#### [REQUIRED TASK]
Begin with the first line of the material and copy each line word for word through the line that contains "const spaced = s"; the pictures are left out.

________________________________________

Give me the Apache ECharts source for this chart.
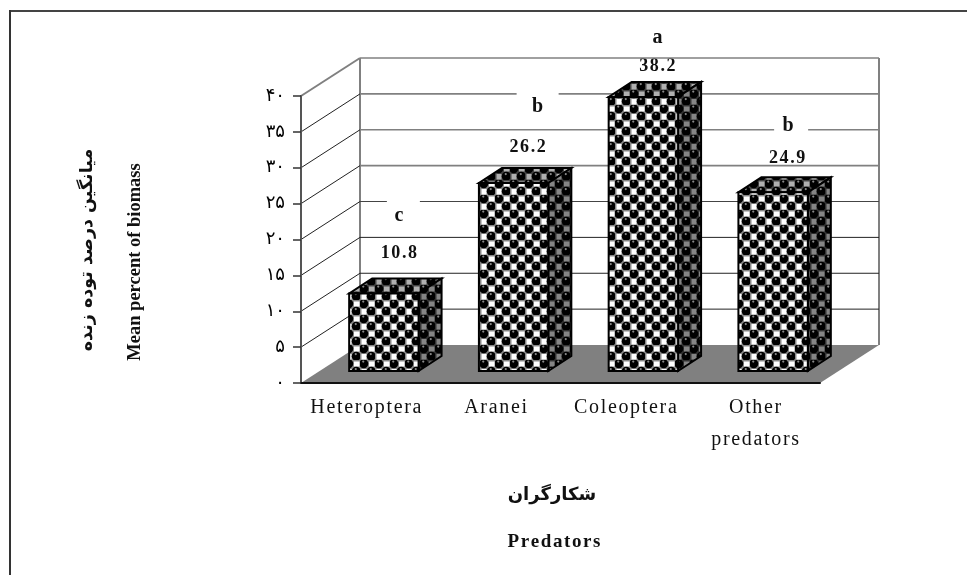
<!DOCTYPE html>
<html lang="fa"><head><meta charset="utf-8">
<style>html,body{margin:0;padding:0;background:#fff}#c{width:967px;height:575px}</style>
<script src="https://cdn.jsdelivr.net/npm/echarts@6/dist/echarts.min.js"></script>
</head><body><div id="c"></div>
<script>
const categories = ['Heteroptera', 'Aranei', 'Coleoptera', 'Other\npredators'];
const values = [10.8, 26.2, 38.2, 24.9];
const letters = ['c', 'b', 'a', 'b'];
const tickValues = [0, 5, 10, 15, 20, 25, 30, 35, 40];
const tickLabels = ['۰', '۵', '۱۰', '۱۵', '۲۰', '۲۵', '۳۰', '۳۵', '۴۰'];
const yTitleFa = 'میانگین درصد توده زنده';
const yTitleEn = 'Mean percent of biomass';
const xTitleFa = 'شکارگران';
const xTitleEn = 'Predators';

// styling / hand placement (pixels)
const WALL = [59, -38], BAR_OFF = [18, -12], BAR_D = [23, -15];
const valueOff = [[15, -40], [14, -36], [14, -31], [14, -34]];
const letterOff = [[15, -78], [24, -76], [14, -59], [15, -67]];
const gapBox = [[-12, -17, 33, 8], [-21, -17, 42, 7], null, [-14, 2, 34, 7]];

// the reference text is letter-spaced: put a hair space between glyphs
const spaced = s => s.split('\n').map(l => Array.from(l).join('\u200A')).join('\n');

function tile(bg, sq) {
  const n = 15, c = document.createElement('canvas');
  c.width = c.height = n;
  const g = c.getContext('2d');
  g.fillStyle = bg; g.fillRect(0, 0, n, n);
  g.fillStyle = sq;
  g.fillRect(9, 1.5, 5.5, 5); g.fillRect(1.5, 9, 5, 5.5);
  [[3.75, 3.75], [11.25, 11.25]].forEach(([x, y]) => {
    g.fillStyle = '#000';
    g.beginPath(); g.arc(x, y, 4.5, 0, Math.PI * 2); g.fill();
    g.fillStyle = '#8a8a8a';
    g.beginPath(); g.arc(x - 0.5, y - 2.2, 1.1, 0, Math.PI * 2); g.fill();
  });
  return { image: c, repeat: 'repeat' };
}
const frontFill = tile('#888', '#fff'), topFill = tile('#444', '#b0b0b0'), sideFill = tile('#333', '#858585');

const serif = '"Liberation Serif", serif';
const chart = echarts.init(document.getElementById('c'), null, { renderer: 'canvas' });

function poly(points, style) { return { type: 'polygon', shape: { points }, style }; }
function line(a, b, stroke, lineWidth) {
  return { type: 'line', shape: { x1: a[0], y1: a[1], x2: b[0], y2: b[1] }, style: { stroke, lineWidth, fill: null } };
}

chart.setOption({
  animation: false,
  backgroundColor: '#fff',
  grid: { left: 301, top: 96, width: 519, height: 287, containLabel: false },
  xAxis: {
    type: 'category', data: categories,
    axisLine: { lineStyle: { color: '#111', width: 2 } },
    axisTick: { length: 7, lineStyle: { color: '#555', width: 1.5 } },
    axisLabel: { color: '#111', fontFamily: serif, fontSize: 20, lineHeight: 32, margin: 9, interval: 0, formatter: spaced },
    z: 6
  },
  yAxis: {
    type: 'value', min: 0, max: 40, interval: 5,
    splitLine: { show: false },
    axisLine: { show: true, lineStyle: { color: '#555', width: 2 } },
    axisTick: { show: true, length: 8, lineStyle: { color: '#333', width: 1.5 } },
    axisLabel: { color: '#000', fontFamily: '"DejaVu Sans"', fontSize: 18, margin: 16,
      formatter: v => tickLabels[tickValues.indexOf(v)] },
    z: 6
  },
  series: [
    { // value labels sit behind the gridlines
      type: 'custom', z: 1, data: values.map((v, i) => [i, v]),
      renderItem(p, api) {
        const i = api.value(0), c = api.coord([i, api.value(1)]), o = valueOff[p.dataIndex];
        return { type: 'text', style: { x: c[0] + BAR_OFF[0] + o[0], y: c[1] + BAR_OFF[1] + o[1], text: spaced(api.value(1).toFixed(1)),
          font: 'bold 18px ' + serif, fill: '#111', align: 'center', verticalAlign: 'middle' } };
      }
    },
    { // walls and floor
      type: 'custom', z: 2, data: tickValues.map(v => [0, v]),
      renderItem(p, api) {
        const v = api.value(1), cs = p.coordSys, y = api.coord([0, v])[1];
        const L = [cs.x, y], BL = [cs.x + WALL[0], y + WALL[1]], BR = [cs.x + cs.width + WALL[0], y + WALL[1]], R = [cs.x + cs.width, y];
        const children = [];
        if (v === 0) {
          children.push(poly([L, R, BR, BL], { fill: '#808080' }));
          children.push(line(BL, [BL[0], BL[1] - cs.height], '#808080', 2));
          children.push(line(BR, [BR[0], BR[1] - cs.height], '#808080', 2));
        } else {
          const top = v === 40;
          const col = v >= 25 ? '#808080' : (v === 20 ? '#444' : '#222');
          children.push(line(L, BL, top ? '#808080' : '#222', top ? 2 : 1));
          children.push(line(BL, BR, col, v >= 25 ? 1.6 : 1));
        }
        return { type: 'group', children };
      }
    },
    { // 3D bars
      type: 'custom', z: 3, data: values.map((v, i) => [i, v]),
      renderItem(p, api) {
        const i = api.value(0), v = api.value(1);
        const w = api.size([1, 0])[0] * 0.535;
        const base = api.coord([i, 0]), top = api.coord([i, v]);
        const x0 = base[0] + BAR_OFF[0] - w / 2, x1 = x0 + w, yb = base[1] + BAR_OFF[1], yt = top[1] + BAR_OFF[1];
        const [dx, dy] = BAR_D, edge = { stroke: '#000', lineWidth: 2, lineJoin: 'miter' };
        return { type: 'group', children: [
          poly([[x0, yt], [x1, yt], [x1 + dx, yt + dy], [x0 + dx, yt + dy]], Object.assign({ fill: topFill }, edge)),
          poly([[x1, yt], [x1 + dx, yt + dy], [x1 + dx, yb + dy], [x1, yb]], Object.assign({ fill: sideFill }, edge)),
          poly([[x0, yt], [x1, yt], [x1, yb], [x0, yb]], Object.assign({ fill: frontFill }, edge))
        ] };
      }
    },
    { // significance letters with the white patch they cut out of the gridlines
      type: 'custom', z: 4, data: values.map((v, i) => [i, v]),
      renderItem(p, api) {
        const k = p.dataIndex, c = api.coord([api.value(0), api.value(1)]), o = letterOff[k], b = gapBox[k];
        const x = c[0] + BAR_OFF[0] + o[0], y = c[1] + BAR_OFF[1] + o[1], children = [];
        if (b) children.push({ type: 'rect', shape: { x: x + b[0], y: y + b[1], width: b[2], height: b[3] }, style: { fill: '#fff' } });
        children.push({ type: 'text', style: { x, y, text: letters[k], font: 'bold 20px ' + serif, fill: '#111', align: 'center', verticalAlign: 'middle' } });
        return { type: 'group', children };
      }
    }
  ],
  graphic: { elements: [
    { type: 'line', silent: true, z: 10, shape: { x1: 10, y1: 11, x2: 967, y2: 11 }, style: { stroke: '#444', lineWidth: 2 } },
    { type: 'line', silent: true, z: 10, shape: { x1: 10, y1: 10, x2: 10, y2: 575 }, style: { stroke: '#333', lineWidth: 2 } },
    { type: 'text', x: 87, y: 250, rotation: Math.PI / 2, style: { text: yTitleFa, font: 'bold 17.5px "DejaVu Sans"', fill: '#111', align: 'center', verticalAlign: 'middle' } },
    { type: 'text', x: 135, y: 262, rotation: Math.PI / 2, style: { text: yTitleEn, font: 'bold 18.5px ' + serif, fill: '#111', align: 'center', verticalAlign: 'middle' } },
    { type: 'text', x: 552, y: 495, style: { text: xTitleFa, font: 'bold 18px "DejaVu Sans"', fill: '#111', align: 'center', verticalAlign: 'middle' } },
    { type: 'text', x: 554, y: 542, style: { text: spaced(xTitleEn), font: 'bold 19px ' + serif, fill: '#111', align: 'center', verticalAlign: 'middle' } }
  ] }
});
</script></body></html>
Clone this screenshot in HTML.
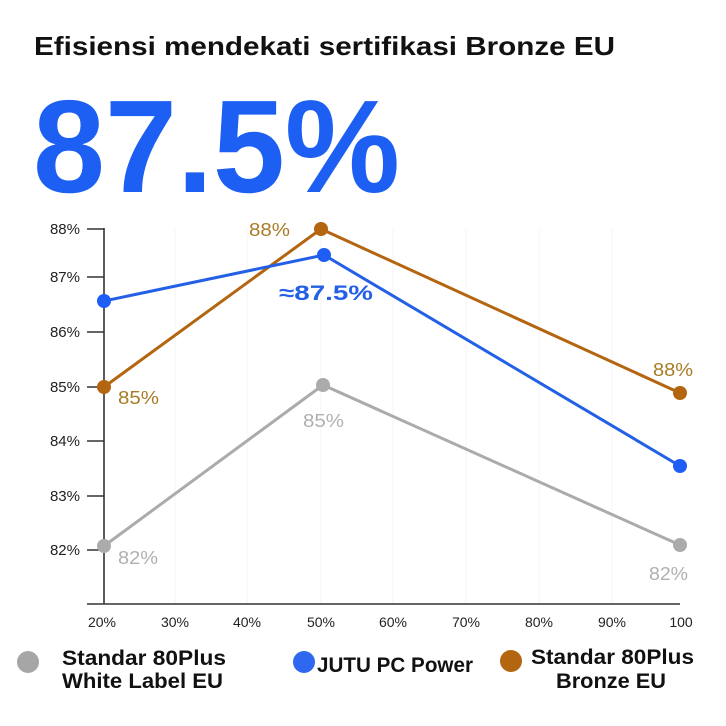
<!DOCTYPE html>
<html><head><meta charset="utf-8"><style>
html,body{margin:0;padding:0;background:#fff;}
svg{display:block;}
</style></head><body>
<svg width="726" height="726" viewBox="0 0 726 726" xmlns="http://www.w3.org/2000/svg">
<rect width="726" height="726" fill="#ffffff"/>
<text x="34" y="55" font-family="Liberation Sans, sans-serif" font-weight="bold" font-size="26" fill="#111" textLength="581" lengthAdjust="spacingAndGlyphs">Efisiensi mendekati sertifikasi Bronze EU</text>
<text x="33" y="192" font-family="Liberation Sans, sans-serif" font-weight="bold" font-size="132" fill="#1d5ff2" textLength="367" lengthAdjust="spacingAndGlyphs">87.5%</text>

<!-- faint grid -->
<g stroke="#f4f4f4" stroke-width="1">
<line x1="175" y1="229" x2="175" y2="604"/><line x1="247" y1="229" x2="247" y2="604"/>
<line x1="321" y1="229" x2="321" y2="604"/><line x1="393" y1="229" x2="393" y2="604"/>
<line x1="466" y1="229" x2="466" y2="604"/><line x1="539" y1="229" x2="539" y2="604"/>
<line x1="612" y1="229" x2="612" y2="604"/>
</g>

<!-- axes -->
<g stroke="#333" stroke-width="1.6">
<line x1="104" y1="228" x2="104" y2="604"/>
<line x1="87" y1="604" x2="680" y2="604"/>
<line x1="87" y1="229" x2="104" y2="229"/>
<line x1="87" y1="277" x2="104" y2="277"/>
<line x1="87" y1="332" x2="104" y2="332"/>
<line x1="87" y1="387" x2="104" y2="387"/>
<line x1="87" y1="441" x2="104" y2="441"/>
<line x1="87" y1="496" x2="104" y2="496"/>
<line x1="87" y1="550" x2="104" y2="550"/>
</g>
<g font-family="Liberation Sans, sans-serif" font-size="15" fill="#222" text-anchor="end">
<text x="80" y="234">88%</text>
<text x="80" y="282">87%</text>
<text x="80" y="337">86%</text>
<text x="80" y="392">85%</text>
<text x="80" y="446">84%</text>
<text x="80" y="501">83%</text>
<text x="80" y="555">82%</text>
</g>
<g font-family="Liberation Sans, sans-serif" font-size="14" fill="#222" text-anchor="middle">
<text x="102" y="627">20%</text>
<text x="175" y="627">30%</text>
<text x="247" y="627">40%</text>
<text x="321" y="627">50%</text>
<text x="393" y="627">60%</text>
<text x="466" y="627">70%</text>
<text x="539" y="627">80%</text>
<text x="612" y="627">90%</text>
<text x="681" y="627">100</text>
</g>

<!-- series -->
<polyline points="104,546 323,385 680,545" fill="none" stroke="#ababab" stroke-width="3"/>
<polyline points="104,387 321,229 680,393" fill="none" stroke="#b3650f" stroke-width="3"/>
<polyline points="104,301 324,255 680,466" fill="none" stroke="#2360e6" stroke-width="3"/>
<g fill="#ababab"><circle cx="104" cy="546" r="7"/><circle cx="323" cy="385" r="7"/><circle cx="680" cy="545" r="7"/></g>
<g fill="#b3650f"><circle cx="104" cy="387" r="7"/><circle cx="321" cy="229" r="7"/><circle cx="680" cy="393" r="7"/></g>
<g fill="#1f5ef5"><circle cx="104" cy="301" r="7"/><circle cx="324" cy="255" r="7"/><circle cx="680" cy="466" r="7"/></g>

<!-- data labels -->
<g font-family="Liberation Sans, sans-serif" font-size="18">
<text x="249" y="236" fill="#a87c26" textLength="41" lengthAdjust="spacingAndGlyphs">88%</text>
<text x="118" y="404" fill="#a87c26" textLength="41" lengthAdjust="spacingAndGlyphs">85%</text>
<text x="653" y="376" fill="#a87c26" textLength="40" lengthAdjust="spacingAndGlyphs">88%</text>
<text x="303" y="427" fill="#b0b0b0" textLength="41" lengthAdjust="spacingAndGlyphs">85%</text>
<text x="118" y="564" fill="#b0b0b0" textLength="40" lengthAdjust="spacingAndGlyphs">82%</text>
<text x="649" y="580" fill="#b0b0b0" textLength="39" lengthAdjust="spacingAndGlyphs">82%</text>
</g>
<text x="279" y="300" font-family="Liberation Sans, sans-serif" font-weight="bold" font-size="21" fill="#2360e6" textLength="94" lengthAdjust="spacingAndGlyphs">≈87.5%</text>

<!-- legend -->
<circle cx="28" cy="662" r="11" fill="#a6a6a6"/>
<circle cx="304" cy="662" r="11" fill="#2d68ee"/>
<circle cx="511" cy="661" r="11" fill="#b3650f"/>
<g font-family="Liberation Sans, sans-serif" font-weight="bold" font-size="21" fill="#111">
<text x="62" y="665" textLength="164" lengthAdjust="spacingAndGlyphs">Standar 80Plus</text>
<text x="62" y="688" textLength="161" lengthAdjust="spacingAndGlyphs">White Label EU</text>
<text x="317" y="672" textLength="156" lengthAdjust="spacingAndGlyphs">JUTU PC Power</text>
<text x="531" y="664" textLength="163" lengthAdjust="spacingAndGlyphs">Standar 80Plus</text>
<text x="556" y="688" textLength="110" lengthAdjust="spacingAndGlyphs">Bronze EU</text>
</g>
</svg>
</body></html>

________________________________________

#### [EXERCISE SOLUTION]
Give me the Apache ECharts source for this chart.
<!DOCTYPE html>
<html lang="fa"><head><meta charset="utf-8">
<style>html,body{margin:0;padding:0;background:#fff}#c{width:967px;height:575px}</style>
<script src="https://cdn.jsdelivr.net/npm/echarts@6/dist/echarts.min.js"></script>
</head><body><div id="c"></div>
<script>
const categories = ['Heteroptera', 'Aranei', 'Coleoptera', 'Other\npredators'];
const values = [10.8, 26.2, 38.2, 24.9];
const letters = ['c', 'b', 'a', 'b'];
const tickValues = [0, 5, 10, 15, 20, 25, 30, 35, 40];
const tickLabels = ['۰', '۵', '۱۰', '۱۵', '۲۰', '۲۵', '۳۰', '۳۵', '۴۰'];
const yTitleFa = 'میانگین درصد توده زنده';
const yTitleEn = 'Mean percent of biomass';
const xTitleFa = 'شکارگران';
const xTitleEn = 'Predators';

// styling / hand placement (pixels)
const WALL = [59, -38], BAR_OFF = [18, -12], BAR_D = [23, -15];
const valueOff = [[15, -40], [14, -36], [14, -31], [14, -34]];
const letterOff = [[15, -78], [24, -76], [14, -59], [15, -67]];
const gapBox = [[-12, -17, 33, 8], [-21, -17, 42, 7], null, [-14, 2, 34, 7]];

// the reference text is letter-spaced: put a hair space between glyphs
const spaced = s => s.split('\n').map(l => Array.from(l).join('\u200A')).join('\n');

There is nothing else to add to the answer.